Al ingeniero, un forense que coleccionaba fotos de desaparecidos y que trataba de ayudar a madres como ella, lo conoció cuando agregó los cementerios clandestinos que los bichos van dejando a la camándula de sitios que visita para dar con su muchacho.
El forense la citó en las cercanías del cerro de San Jacinto. Marina llega hasta una pronunciada cuesta, en el lugar conoce más a fondo la barbarie, el miedo la deja y la posee el dolor. Allí cree reconocer unos zapatos, una camisa, un escapulario. El ingeniero le toma muestras, le da una contraseña, le pide que tenga fe, que aguarde los resultados.
Marina baja del cerro por la Santa Marta y hace señas a un autobús, este para varios metros adelante, Marina trata de caminar rápido para subirse por la puerta trasera, siente que en ese esfuerzo se le va la vida.
Se deshace de sus alas, las mete en unas bolsas, coloca su carga en un asiento. Camina por el pasillo del viejo bus, paga los 20 centavos y cuando trata de regresar ve, con el rabillo del ojo, una camisa blanca con el cuello curtido, un olor agrio le penetra la nariz, es la mezcla de un perfume barato de lavanda y el sudor del día. Todo es tan familiar.
Un joven habla por teléfono, la voz hace que los ojos se le empañen a Marina, ruedan más lágrimas por su rostro, le toca el hombro.
—Perdone, madre, creo que se ha equivocado –le dice el pasajero tras mirarla por unos segundos y entender la mueca de su rostro.
—Perdóneme usted, lo confundí con alguien más –contesta ella y vuelve a su asiento sabiendo que a estas alturas su muchacho posiblemente no tenga retorno.

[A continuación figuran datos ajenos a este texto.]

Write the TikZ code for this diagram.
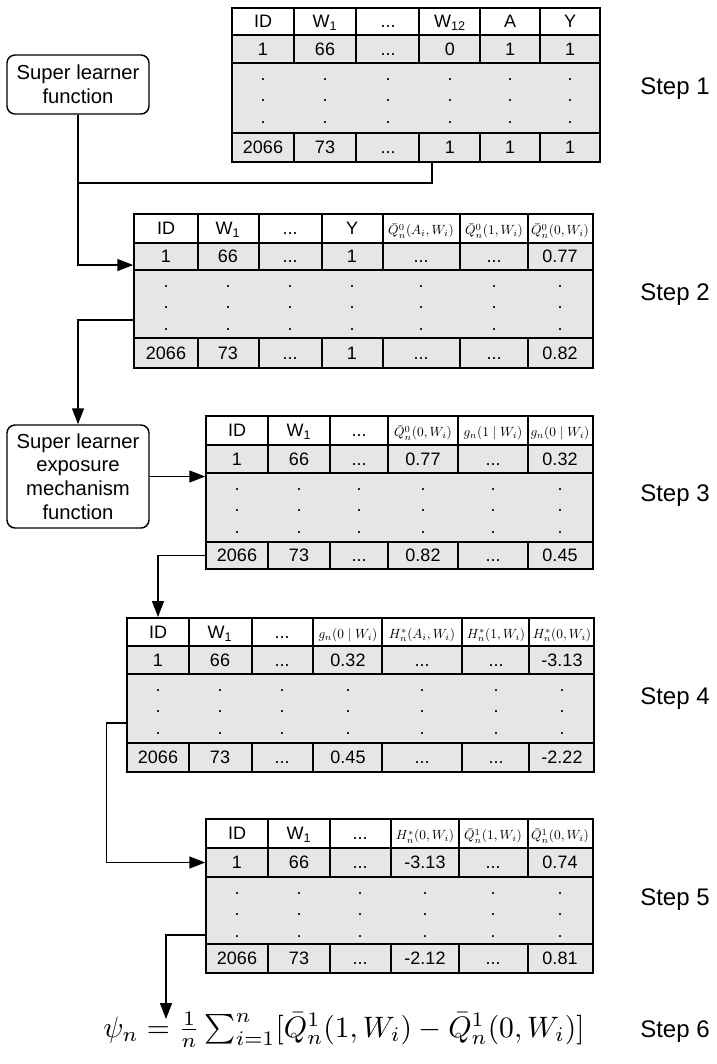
\documentclass[tikz,border=0pt]{standalone}
\usepackage{fontspec}
\setmainfont{Liberation Sans}
\usepackage{graphicx}
\usetikzlibrary{arrows.meta,fit}
\definecolor{cellgray}{RGB}{230,230,230}
\newcommand\dd{...}
\newcommand\hm{\fontsize{10pt}{12pt}\selectfont}
\tikzset{
  rowband/.style={inner sep=0pt, draw=black, line width=1.1pt, fill=cellgray},
  frame/.style={inner sep=0pt, draw=black, line width=1.5pt},
  gridline/.style={line width=1.1pt},
  cell/.style={inner sep=0pt, font=\fontsize{13.5pt}{16pt}\selectfont, text height=9.67pt, text depth=0pt},
  dotcell/.style={inner sep=0pt, font=\fontsize{13.5pt}{16pt}\selectfont, anchor=base},
  sbox/.style={draw, line width=1.1pt, rounded corners=6pt, align=center,
    font=\fontsize{15.2pt}{17.8pt}\selectfont, inner sep=0pt, minimum width=106.5pt},
  steplabel/.style={font=\fontsize{18pt}{21pt}\selectfont, anchor=base west, inner sep=0pt},
  conn/.style={line width=1.1pt},
  arr/.style={line width=1.1pt, -{Triangle[length=12pt,width=9pt]}}
}
% #1 name, #2 xl, #3 xr, #4 top, #5 header bottom, #6 row1 bottom, #7 dots bottom, #8 bottom, #9 inner x list
\newcommand\drawtab[9]{%
  \node[rowband, fill=white, fit={(#2,#4)(#3,#5)}] (#1h) {};
  \node[rowband, fit={(#2,#5)(#3,#6)}] (#1a) {};
  \node[rowband, fit={(#2,#6)(#3,#7)}] (#1d) {};
  \node[rowband, fit={(#2,#7)(#3,#8)}] (#1l) {};
  \foreach \xx in {#9} {\draw[gridline] (\xx,#4) -- (\xx,#6); \draw[gridline] (\xx,#7) -- (\xx,#8);}
  \node[frame, fit={(#2,#4)(#3,#8)}] (#1) {};
}
\newcommand\rowtext[3]{%
  \foreach \xx/\ct [count=\ci] in {#3} {\node[cell] (#1\ci) at (\xx,#2) {\ct};}
}
\newcommand\dotcol[3]{%
  \foreach \xx [count=\ci] in {#3} {
    \node[dotcell] (#1-\ci-1) at (\xx,#2+17) {.};
    \node[dotcell] (#1-\ci-2) at (\xx,#2+38) {.};
    \node[dotcell] (#1-\ci-3) at (\xx,#2+60) {.};
  }
}
\begin{document}
\begin{tikzpicture}[x=0.75pt,y=-0.75pt]
\fill[white] (0,0) rectangle (717,1064);
\useasboundingbox (0,0) rectangle (717,1064);

% Step 1
\drawtab{t1}{232}{600}{8}{35}{63}{133}{162}{294,356,419,480,540}
\rowtext{t1h}{21.5}{263/ID, 325/{W\textsubscript{1}}, 388/\dd, 450/{W\textsubscript{12}}, 510/A, 570/Y}
\rowtext{t1a}{49}{263/1, 325/66, 388/\dd, 450/0, 510/1, 570/1}
\dotcol{t1d}{63}{263,325,388,450,510,570}
\rowtext{t1l}{147.5}{263/2066, 325/73, 388/\dd, 450/1, 510/1, 570/1}

% Step 2
\drawtab{t2}{134}{593}{214}{243}{270}{338}{368}{198,259,322,383,460,528}
\rowtext{t2h}{228.5}{166/ID, 228/{W\textsubscript{1}}, 290/\dd, 352/Y, 421/{\hm$\bar{Q}^0_n(A_i,W_i)$}, 494/{\hm$\bar{Q}^0_n(1,W_i)$}, 560/{\hm$\bar{Q}^0_n(0,W_i)$}}
\rowtext{t2a}{256.5}{166/1, 228/66, 290/\dd, 352/1, 421/\dd, 494/\dd, 560/0.77}
\dotcol{t2d}{270}{166,228,290,352,421,494,560}
\rowtext{t2l}{353}{166/2066, 228/73, 290/\dd, 352/1, 421/\dd, 494/\dd, 560/0.82}

% Step 3
\drawtab{t3}{206}{593}{416}{445}{473}{542}{569}{268,330,388,458,528}
\rowtext{t3h}{430.5}{237/ID, 299/{W\textsubscript{1}}, 359/\dd, 423/{\hm$\bar{Q}^0_n(0,W_i)$}, 493/{\hm$g_n(1\mid W_i)$}, 560/{\hm$g_n(0\mid W_i)$}}
\rowtext{t3a}{459}{237/1, 299/66, 359/\dd, 423/0.77, 493/\dd, 560/0.32}
\dotcol{t3d}{473}{237,299,359,423,493,560}
\rowtext{t3l}{555.5}{237/2066, 299/73, 359/\dd, 423/0.82, 493/\dd, 560/0.45}

% Step 4
\drawtab{t4}{127}{594}{618}{646}{674}{743}{772}{189,252,313,382,462,529}
\rowtext{t4h}{632}{158/ID, 220/{W\textsubscript{1}}, 282/\dd, 348/{\hm$g_n(0\mid W_i)$}, 422/{\hm$H^*_n(A_i,W_i)$}, 496/{\hm$H^*_n(1,W_i)$}, 562/{\hm$H^*_n(0,W_i)$}}
\rowtext{t4a}{660}{158/1, 220/66, 282/\dd, 348/0.32, 422/\dd, 496/\dd, 562/-3.13}
\dotcol{t4d}{674}{158,220,282,348,422,496,562}
\rowtext{t4l}{757.5}{158/2066, 220/73, 282/\dd, 348/0.45, 422/\dd, 496/\dd, 562/-2.22}

% Step 5
\drawtab{t5}{206}{593}{819}{848}{877}{944}{973}{268,330,391,459,528}
\rowtext{t5h}{833.5}{237/ID, 299/{W\textsubscript{1}}, 360/\dd, 425/{\hm$H^*_n(0,W_i)$}, 493/{\hm$\bar{Q}^1_n(1,W_i)$}, 560/{\hm$\bar{Q}^1_n(0,W_i)$}}
\rowtext{t5a}{862.5}{237/1, 299/66, 360/\dd, 425/-3.13, 493/\dd, 560/0.74}
\dotcol{t5d}{877}{237,299,360,425,493,560}
\rowtext{t5l}{958.5}{237/2066, 299/73, 360/\dd, 425/-2.12, 493/\dd, 560/0.81}

% Boxes
\node[sbox, minimum height=44.25pt] (b1) at (78,84.5) {Super learner\\function};
\node[sbox, minimum height=77.25pt] (b2) at (78,476.5) {Super learner\\exposure\\mechanism\\function};

% Formula
\node[anchor=base west, inner sep=0pt] (f) at (103,1037)
  {\resizebox{361pt}{!}{$\psi_n = \frac{1}{n}\sum_{i=1}^{n}[\bar{Q}_n^1(1,W_i) - \bar{Q}_n^1(0,W_i)]$}};
\coordinate (ftop) at (166,1019);

% Step labels
\node[steplabel] (s1) at (640,94) {Step 1};
\node[steplabel] (s2) at (640,300) {Step 2};
\node[steplabel] (s3) at (640,501) {Step 3};
\node[steplabel] (s4) at (640,704) {Step 4};
\node[steplabel] (s5) at (640,905) {Step 5};
\node[steplabel] (s6) at (640,1037) {Step 6};

% Connectors
\coordinate (j1) at (78,183);
\draw[arr] (b1.south) |- ([yshift=-6.4pt]t2a.west);
\draw[conn] ([xshift=12pt]t1l.south) |- (j1);
\draw[arr] ([yshift=-12pt]t2d.west) -| (b2.north);
\draw[arr] (b2.east) -- (b2.east -| t3a.west);
\draw[arr] (t3l.west) -| (t4h1 |- t4.north);
\draw[arr] ([yshift=-10.9pt]t4d.west) -- ++(-20,0) |- (t5a.west);
\draw[arr] ([yshift=-18.4pt]t5d.west) -| (ftop);
\end{tikzpicture}
\end{document}
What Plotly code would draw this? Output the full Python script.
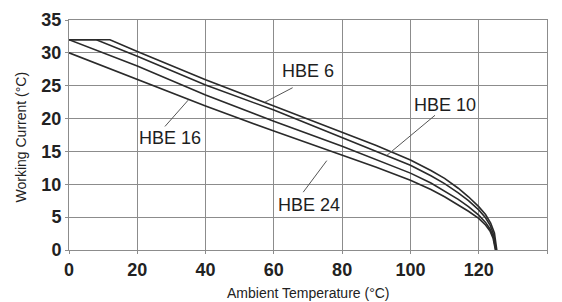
import plotly.graph_objects as go

# Data
hbe6_x = [0, 12, 20, 40, 60, 80, 90, 100, 106, 110, 114, 117, 120, 122, 123.5, 124.6, 125.3]
hbe6_y = [32, 32, 30.2, 25.9, 21.9, 17.9, 15.9, 13.7, 12.1, 10.9, 9.4, 8.1, 6.6, 5.4, 4.1, 2.6, 0]

hbe10_x = [0, 8, 20, 40, 60, 80, 90, 100, 106, 110, 114, 117, 120, 122, 123.4, 124.4, 125.1]
hbe10_y = [32, 32, 29.5, 25.1, 21.3, 17.1, 15.0, 12.9, 11.3, 10.1, 8.7, 7.5, 6.1, 4.9, 3.7, 2.3, 0]

hbe16_x = [0, 20, 40, 60, 80, 90, 100, 106, 110, 114, 117, 120, 122, 123.3, 124.3, 125]
hbe16_y = [32, 28.0, 23.6, 19.6, 15.8, 13.8, 11.7, 10.2, 9.0, 7.7, 6.6, 5.3, 4.2, 3.2, 2.0, 0]

hbe24_x = [0, 20, 40, 60, 80, 90, 100, 106, 110, 114, 117, 120, 122, 123.3, 124.2, 124.9]
hbe24_y = [30, 25.9, 21.9, 18.1, 14.5, 12.6, 10.6, 9.2, 8.1, 6.9, 5.9, 4.8, 3.8, 2.9, 1.8, 0]

series_names = ["HBE 6", "HBE 10", "HBE 16", "HBE 24"]
x_ticks = [0, 20, 40, 60, 80, 100, 120, 140]
y_ticks = [0, 5, 10, 15, 20, 25, 30, 35]

fig = go.Figure()
for name, xs, ys in zip(series_names,
                        [hbe6_x, hbe10_x, hbe16_x, hbe24_x],
                        [hbe6_y, hbe10_y, hbe16_y, hbe24_y]):
    fig.add_trace(go.Scatter(x=xs, y=ys, mode="lines", name=name,
                             line=dict(color="#2a2a2a", width=1.6, shape="linear"),
                             showlegend=False, hoverinfo="skip"))

grid = "#8c8c8c"
fig.update_xaxes(range=[0, 140], tickvals=x_ticks, showgrid=True, gridcolor=grid, gridwidth=1,
                 showline=True, linecolor=grid, linewidth=1, mirror=True,
                 ticks="outside", ticklen=3, tickcolor=grid, zeroline=False,
                 tickfont=dict(family="Liberation Sans, Arial", size=18, color="#222", weight="bold"))
fig.update_yaxes(range=[0, 35], tickvals=y_ticks, showgrid=True, gridcolor=grid, gridwidth=1,
                 showline=True, linecolor=grid, linewidth=1, mirror=True,
                 ticks="outside", ticklen=3, tickcolor=grid, zeroline=False,
                 tickfont=dict(family="Liberation Sans, Arial", size=18, color="#222", weight="bold"))

label_font = dict(family="Liberation Sans, Arial", size=18, color="#1e1e1e")
labels = [("HBE 6", 70.0, 27.2), ("HBE 10", 110.1, 22.1), ("HBE 16", 29.5, 17.0), ("HBE 24", 70.3, 6.8)]
for text, lx, ly in labels:
    fig.add_annotation(x=lx, y=ly, xref="x", yref="y", text=text, showarrow=False, font=label_font)

pointers = [(65.5, 24.7, 57.4, 22.5), (107.2, 20.5, 93.1, 14.4), (28.1, 18.8, 34.9, 22.8), (68.6, 8.8, 75.5, 13.6)]
for x0, y0, x1, y1 in pointers:
    fig.add_shape(type="line", x0=x0, y0=y0, x1=x1, y1=y1, xref="x", yref="y",
                  line=dict(color="#555", width=1))

title_font = dict(family="Liberation Sans, Arial", size=14, color="#222")
fig.add_annotation(x=0.5, y=-0.185, xref="paper", yref="paper", text="Ambient Temperature (°C)",
                   showarrow=False, font=title_font, xanchor="center", yanchor="middle")
fig.add_annotation(x=-0.1, y=0.49, xref="paper", yref="paper", text="Working Current (°C)",
                   showarrow=False, font=title_font, textangle=-90, xanchor="center", yanchor="middle")

# page body adds an 8px offset, so the figure is sized to fit the 562x302 window
fig.update_layout(width=554, height=294,
                  margin=dict(l=61, r=15, t=12, b=52, autoexpand=False),
                  plot_bgcolor="white", paper_bgcolor="white")

fig.write_html("out.html")
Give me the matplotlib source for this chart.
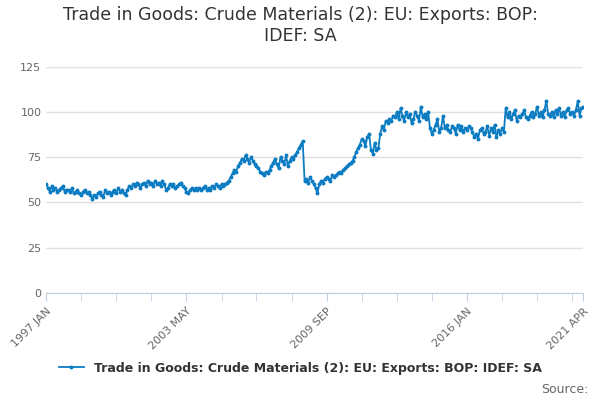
import matplotlib.pyplot as plt
import pandas as pd

dates = pd.date_range("1997-01-01", "2021-04-01", freq="MS")
values = [
    60, 58, 56, 59, 57, 58, 56, 57, 58, 59, 56, 57,
    57, 56, 58, 55, 56, 57, 55, 54, 56, 57, 55, 56,
    54, 52, 54, 53, 55, 56, 54, 53, 57, 55, 56, 54,
    56, 57, 55, 58, 56, 57, 55, 54, 57, 59, 58, 60,
    59, 61, 60, 58, 60, 61, 59, 62, 60, 61, 59, 62,
    60, 61, 59, 62, 60, 57, 58, 60, 59, 60, 58, 59,
    60, 61, 59, 58, 56, 55, 57, 58, 57, 58, 57, 58,
    57, 58, 59, 57, 58, 57, 59, 58, 60, 59, 58, 60,
    59, 60, 61, 62, 64, 66, 68, 67, 70, 72, 74, 73,
    76, 74, 72, 75, 73, 71, 70, 69, 67, 66, 65, 67,
    66, 68, 70, 72, 74, 71, 69, 75, 73, 71, 76, 70,
    73, 75, 74, 76, 78, 80, 82, 84, 62, 63, 61, 64,
    62, 60, 58, 55, 60, 62, 61, 63, 64, 63, 62, 65,
    64, 65, 66, 67, 66, 68, 69, 70, 71, 72, 73, 75,
    78, 80, 82, 85, 84, 81, 86, 88, 79, 77, 83, 79,
    80, 88, 92, 90, 95, 94, 96, 95, 98, 97, 100, 96,
    102, 98, 95, 100, 97, 99, 94, 96, 100, 98, 95, 103,
    97, 99, 96, 100, 91, 88, 90, 93, 96, 89, 91, 98,
    91, 93, 90, 89, 92, 91, 88, 93, 90, 92, 89, 91,
    90, 92, 91, 89, 86, 88, 85, 90, 91, 88, 89, 92,
    87, 91, 89, 93, 86, 90, 88, 91, 89, 102, 97, 100,
    96, 99, 101, 95, 98, 97, 99, 101, 97, 96, 98, 100,
    97, 99, 103, 98, 100, 97, 101, 106, 99, 98, 100, 97,
    101, 99, 102, 98, 100, 97, 101, 102, 99, 100, 98, 101,
    106, 98, 102, 103,
]
label_dates = ["1997-01-01", "2003-05-01", "2009-09-01", "2016-01-01", "2021-04-01"]
tick_labels = ["1997 JAN", "2003 MAY", "2009 SEP", "2016 JAN", "2021 APR"]
series_name = "Trade in Goods: Crude Materials (2): EU: Exports: BOP: IDEF: SA"

fig = plt.figure(figsize=(6, 4), dpi=100, facecolor='white')
ax = fig.add_axes([0.077, 0.268, 0.895, 0.565])
line_color = '#0b7cc2'
ax.plot(dates, values, color=line_color, linewidth=1.3, marker='o', markersize=1.8,
        label=series_name)

ax.set_ylim(0, 125)
ax.set_yticks(range(0, 126, 25))
ax.set_xlim(dates[0], dates[-1])
ax.grid(axis='y', color='#e0e0e0', linewidth=1)
ax.set_axisbelow(True)
for s in ['top', 'right', 'left']:
    ax.spines[s].set_visible(False)
ax.spines['bottom'].set_color('#c0d0e0')
ax.tick_params(axis='y', length=0, labelsize=8, colors='#666666')

# minor ticks every 19 months, labels on major ones
minor = pd.date_range("1997-01-01", "2021-04-01", freq="19MS")
ax.set_xticks(minor, minor=True)
ax.set_xticks(pd.to_datetime(label_dates))
ax.set_xticklabels(tick_labels, rotation=45, ha='right', rotation_mode='anchor')
ax.tick_params(axis='x', which='both', length=6, color='#c0d0e0', labelsize=8,
               labelcolor='#666666')

fig.text(0.5, 0.985, "Trade in Goods: Crude Materials (2): EU: Exports: BOP:\nIDEF: SA",
         ha='center', va='top', fontsize=12.5, color='#333333')
fig.legend(loc='lower center', bbox_to_anchor=(0.5, 0.035), frameon=False,
           prop={'size': 9, 'weight': 'bold'}, labelcolor='#333333', handlelength=2)
fig.text(0.98, 0.01, "Source:", ha='right', va='bottom', fontsize=9, color='#666666')

fig.savefig("out.png", dpi=100, facecolor='white')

Marina llega a su cuarto, se sienta a la orilla de su cama, descarga el llanto acumulado. Se asegura de que la vela esté bien encendida, toma el retrato de su hijo, lo besa, se recuesta y trata de dormir.
La canción que sonó en el local de la Charlotte vuelve a ella, le resuena en la memoria como ese día: “Si es que te marchas, paloma blanca, alza tu vuelo poquito a poco, llévate mi alma bajo tus alas y dime adiós a pesar de todo”.
Un fuerte viento entra por la ventana, la llama flaquea, las gruesas facciones del rostro del chico comienzan a desaparecer en la penumbra junto a la silueta de su madre acostada. La mariposa se marchita, la oscuridad se come todo.